What is the point of bearing witness to the atrocities of war? What difference can journalism make? As one of Britain’s leading foreign correspondents, Christina Lamb has never wavered from giving a voice to the unsung heroes of war, often women like the cyclists in Kabul, the Zimbabwean lawyer Beatrice Mtetwa, and the famous Malala.

In this talk, Christina Lamb speaks about the defining moments of her career as an author and journalist: travelling with the Mujahidin, the resistance fighting Soviet occupation in Afghanistan during the Cold War, being in a 360 Taliban ambush, and surviving a bus bombing at an assassination attempt on Pakistan’s Prime Minister Benazir Bhutto. After 38 years of reporting from the most dangerous places on earth, Christina shares why she still goes to war, asking what we can learn about humans, conflict, and resilience.

CHRISTINA LAMB
Author and Foreign Correspondent
Christina Lamb is one of Britain’s leading foreign journalists as well as a bestselling author. Her despatches with the Afghan mujaheddin fighting the Soviet Union saw her named Young Journalist of the Year at the age of 22. She has since reported everywhere from Iraq to Ukraine, Israel to Zimbabwe and been awarded Foreign Correspondent of the Year seven times as well as Europe’s top war reporting prize, the Prix Bayeux, the prestigious Lifetime Achievement Award from both the Society of Editors and Women in Journalism as well as the Chesney Gold Medal for promoting the understanding of war, previously awarded to Henry Kissinger and Winston Churchill.

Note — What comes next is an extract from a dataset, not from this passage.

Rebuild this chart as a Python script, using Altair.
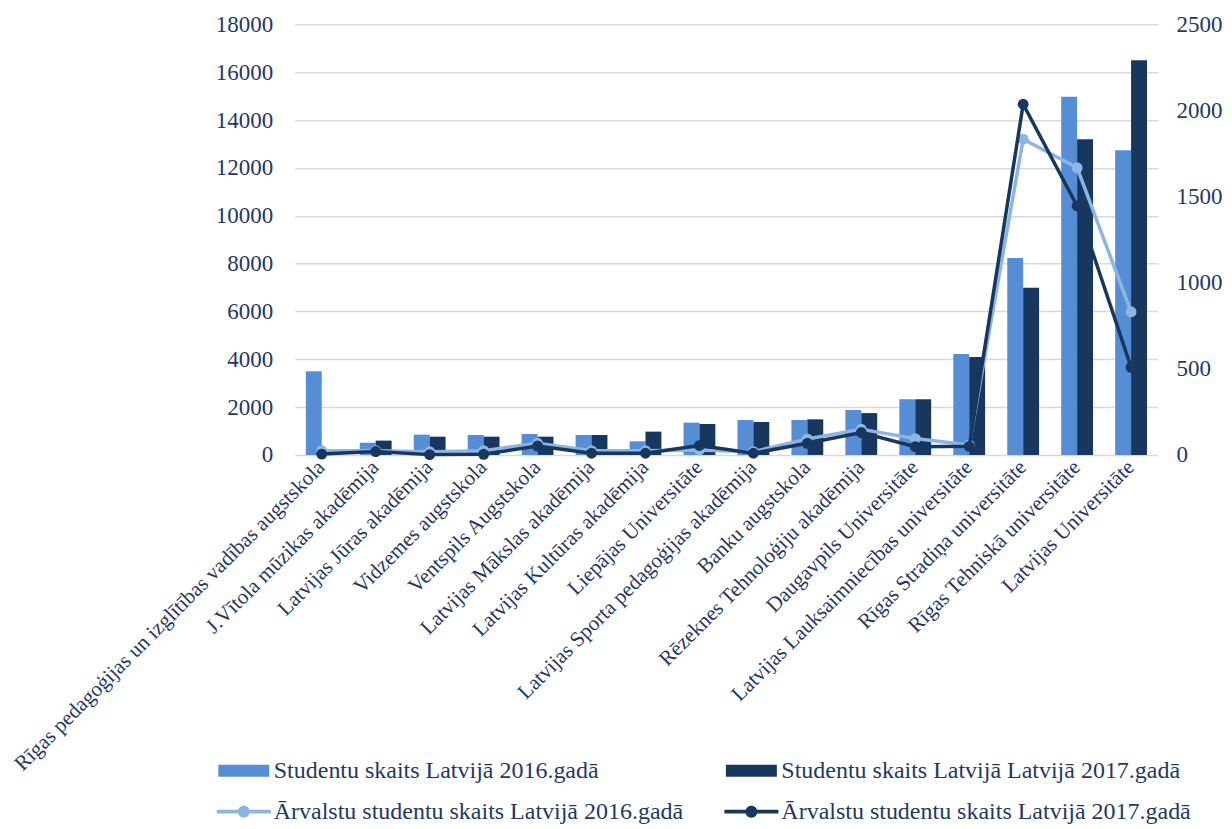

She has always particularly focused on what war does to women, and her book Our Bodies, Their Battlefields about sexual violence in conflict was described by leading historian Antony Beevor as ‘the most powerful book’ he had ever read and recently recommended by Queen Camilla in a speech. She has written ten books including co-authoring the international bestseller I Am Malala. She is a Global envoy for UN Education Cannot Wait, Honorary Fellow of University College Oxford, on the board of the Institute for War and Peace Reporting, and an Associate of the Imperial War Museum and was awarded an OBE in 2013.